Overheating is usually a bad thermostat. This piece starts off closed to keep the coolant re-circulating throughout the engine to help heat the motor up quickly, and then it opens around 180 degrees to let the very warm coolant filter into the radiator (Note the coolant has only been circuling through the engine block where it cannot cool down) where it will be cooled off before entering the motor again.
Your fan helps the radiator cool the coolant down by blowing air over the radiator fins. Rear-drive cars usually have the fan directly attached to the motor (Because the engine is pointed from front to back, not sideays like in your car the fan can directly attach to the crankshaft of the motor. This crankshaft is what is being turned by the pistons) and there is usually a viscous "clutch" to either let the fan slip when temperatures are cold, or it will attach the fan directly to the motor and it will spin.
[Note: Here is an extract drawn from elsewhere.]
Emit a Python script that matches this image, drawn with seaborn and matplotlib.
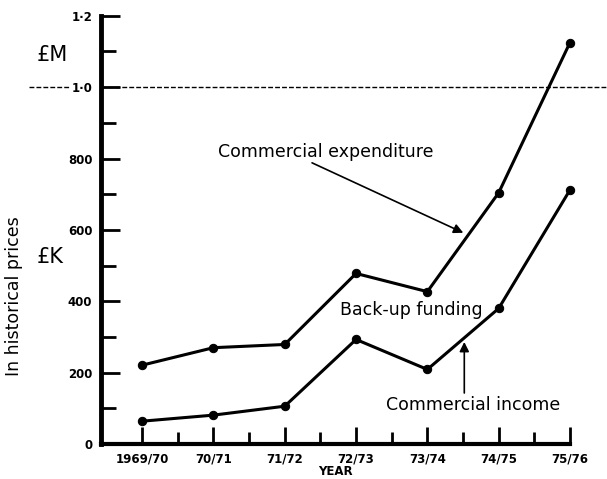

Unless you're driving a Chrysler LHS car in which the engine is in fact front to back but the car is front-drive, there is no simple way to attach the fan to the crankshaft since it is pointing towards the side of the car. I have never seen a car with fans on the sides of the car. In this case, the fan has a seperate electric motor to drive it. This is controlled by the car's computer brain (PCM) and switched on when the temperature rises above a certain level. Sometimes the fan does not turn on, or the coolant sensor goes bad. All you need to do is open the hood and switch on the air conditioner. The AC system automatically turns the fan on no matter what. If it doesn't turn on...we got a problem.
Letting your engine over-heat is NOT a good thing. You need to find out what's wrong quickly. If you really must drive with it like this, turn your heater on full blast. The heater core will bring the hot air into your car from the engine. Just make sure your windows are down and the vents are pointed outside the car...driving like this in the middle of 100 degree sunny weather was not fun at all. Don't let this happen to you!